As if the lightning fast montage-on-speed editing wasn’t obvious enough, as if the sudden change to sepia (through the blue tint) didn’t make it clear enough, these transferred memories get post-production overkill to drive home the point.
I do love the idea of the vampire elders hibernating for centuries, requiring rejuvenation upon awakening. It provides an interesting progression of effects, and better yet, that’s Bill Nighy who can act through makeup like no one else can.
Kate Beckinsale gives an underrated performance, convincing us Selene is, indeed, a badass ... but with camera angles like this people tend to see only one thing.
Michael Sheen is perhaps the most fascinating and inspiring choice for Lucian. The Underworld lycans are depicted as the underclass, brutish thugs that transform into bigger and meaner brutish thugs. But Sheen, while not a monster of a man, has an aura of formal theater about him, a sense of grandiose charisma and sophistication which makes his presence larger than his physical frame and allows him to lead this “pack of rabid dogs.” That and he doesn’t have to be the biggest lycan to rule; he just has to be the meanest. And when special effects can show Lucian expelling silver bullets from his body by force of will alone, he pretty much has that title locked up.
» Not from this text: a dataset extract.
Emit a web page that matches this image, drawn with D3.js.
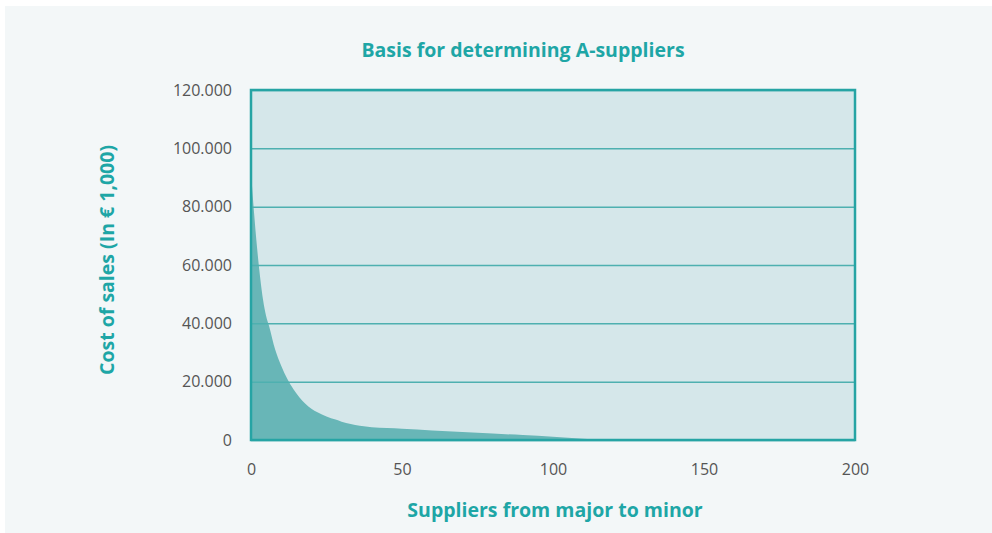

Furthermore, Sheen lends credibility to the backstory of the lycans serving as the vampires’ daylight guardians centuries ago, for clearly their aristocratic snobbery has rubbed off on him. Just listen to the condescension and disgust in his voice when he comments to his vampiric co-conspirator, “I guess it never occurred to you that you might actually have to bleed to pull off your little coup.”
And lastly, Underworld never truly comes alive until Bill Nighy enters the picture as the vampire elder, Viktor. There’s a fine line between overacting and grandeur, and Nighy walks dangerously close to disaster. But there’s an overabundance of flat, stately, and brooding “elder” characters in cinema, and even Underworld itself has no shortage of serious characters. So I found Nighy’s very animated performance rather refreshing, especially given his character’s age and weakened state upon first waking up after a century of slumber. But the key is even though he dismisses the lame excuse of his underlings with a humorous over-the-top head jerk, it doesn’t undermine his viciousness later on when he snaps the neck of a lycan with his bare hands. When you’re the baddest vampire around, you can react as dramatically as you damn well please.